┌──

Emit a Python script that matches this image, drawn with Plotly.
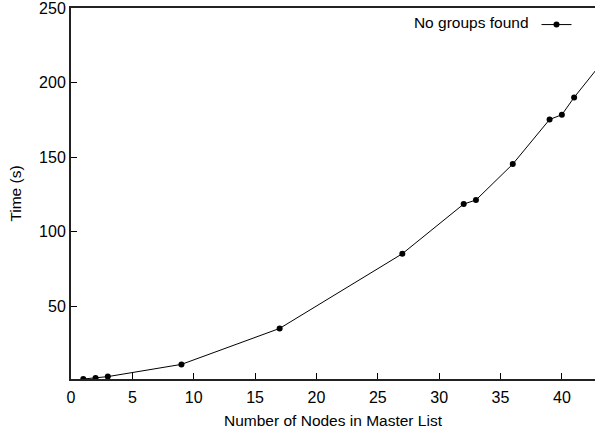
import plotly.graph_objects as go

# Master-list size vs. run time when no groups are found
nodes = [1, 2, 3, 9, 17, 27, 32, 33, 36, 39, 40, 41, 44]
time_s = [1.3, 2.0, 2.9, 11.1, 35.2, 85.3, 118.6, 121.3, 145.4, 175.3, 178.5, 190.1, 221.0]

x_ticks = [0, 5, 10, 15, 20, 25, 30, 35, 40]
y_ticks = [50, 100, 150, 200, 250]

FONT = "Liberation Sans, Arial, Helvetica, sans-serif"

fig = go.Figure()
fig.add_trace(go.Scatter(
    x=nodes, y=time_s, mode="lines+markers", name="",
    line=dict(color="black", width=1),
    marker=dict(color="black", size=6, symbol="circle"),
    cliponaxis=True,
))

fig.update_layout(
    width=595, height=432,
    margin=dict(l=71, r=0, t=8, b=53),
    paper_bgcolor="white", plot_bgcolor="white",
    font=dict(family=FONT, size=16, color="black"),
    showlegend=True,
    legend=dict(
        title=dict(text="No groups found", side="left", font=dict(size=15.5)),
        x=0.975, xanchor="right", y=1.0, yanchor="top",
        bgcolor="rgba(0,0,0,0)", borderwidth=0,
        font=dict(size=15.5), itemwidth=30,
    ),
    xaxis=dict(
        range=[0, 42.7], tickvals=x_ticks, ticktext=[str(v) for v in x_ticks],
        ticks="inside", ticklen=6, tickwidth=1, tickcolor="black",
        tickfont=dict(size=16), ticklabelstandoff=3,
        showline=True, linecolor="#222", linewidth=2, mirror=True,
        showgrid=False, zeroline=False,
        title=dict(text="Number of Nodes in Master List", standoff=10, font=dict(size=15.5)),
    ),
    yaxis=dict(
        range=[1.3, 250.05], tickvals=y_ticks, ticktext=[str(v) for v in y_ticks],
        ticks="inside", ticklen=6, tickwidth=1, tickcolor="black",
        tickfont=dict(size=16), ticklabeloverflow="allow",
        showline=True, linecolor="#222", linewidth=2,
        showgrid=False, zeroline=False,
        title=dict(text="Time (s)", standoff=14, font=dict(size=15.5)),
    ),
)

fig.write_html("out.html")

└──

### Requirement
Reproduce the full material exactly, excluding the pictures.

### The response
Emit a Python script that matches this image, drawn with Plotly.
import plotly.graph_objects as go

# Master-list size vs. run time when no groups are found
nodes = [1, 2, 3, 9, 17, 27, 32, 33, 36, 39, 40, 41, 44]
time_s = [1.3, 2.0, 2.9, 11.1, 35.2, 85.3, 118.6, 121.3, 145.4, 175.3, 178.5, 190.1, 221.0]

x_ticks = [0, 5, 10, 15, 20, 25, 30, 35, 40]
y_ticks = [50, 100, 150, 200, 250]

FONT = "Liberation Sans, Arial, Helvetica, sans-serif"

fig = go.Figure()
fig.add_trace(go.Scatter(
    x=nodes, y=time_s, mode="lines+markers", name="",
    line=dict(color="black", width=1),
    marker=dict(color="black", size=6, symbol="circle"),
    cliponaxis=True,
))

fig.update_layout(
    width=595, height=432,
    margin=dict(l=71, r=0, t=8, b=53),
    paper_bgcolor="white", plot_bgcolor="white",
    font=dict(family=FONT, size=16, color="black"),
    showlegend=True,
    legend=dict(
        title=dict(text="No groups found", side="left", font=dict(size=15.5)),
        x=0.975, xanchor="right", y=1.0, yanchor="top",
        bgcolor="rgba(0,0,0,0)", borderwidth=0,
        font=dict(size=15.5), itemwidth=30,
    ),
    xaxis=dict(
        range=[0, 42.7], tickvals=x_ticks, ticktext=[str(v) for v in x_ticks],
        ticks="inside", ticklen=6, tickwidth=1, tickcolor="black",
        tickfont=dict(size=16), ticklabelstandoff=3,
        showline=True, linecolor="#222", linewidth=2, mirror=True,
        showgrid=False, zeroline=False,
        title=dict(text="Number of Nodes in Master List", standoff=10, font=dict(size=15.5)),
    ),
    yaxis=dict(
        range=[1.3, 250.05], tickvals=y_ticks, ticktext=[str(v) for v in y_ticks],
        ticks="inside", ticklen=6, tickwidth=1, tickcolor="black",
        tickfont=dict(size=16), ticklabeloverflow="allow",
        showline=True, linecolor="#222", linewidth=2,
        showgrid=False, zeroline=False,
        title=dict(text="Time (s)", standoff=14, font=dict(size=15.5)),
    ),
)

fig.write_html("out.html")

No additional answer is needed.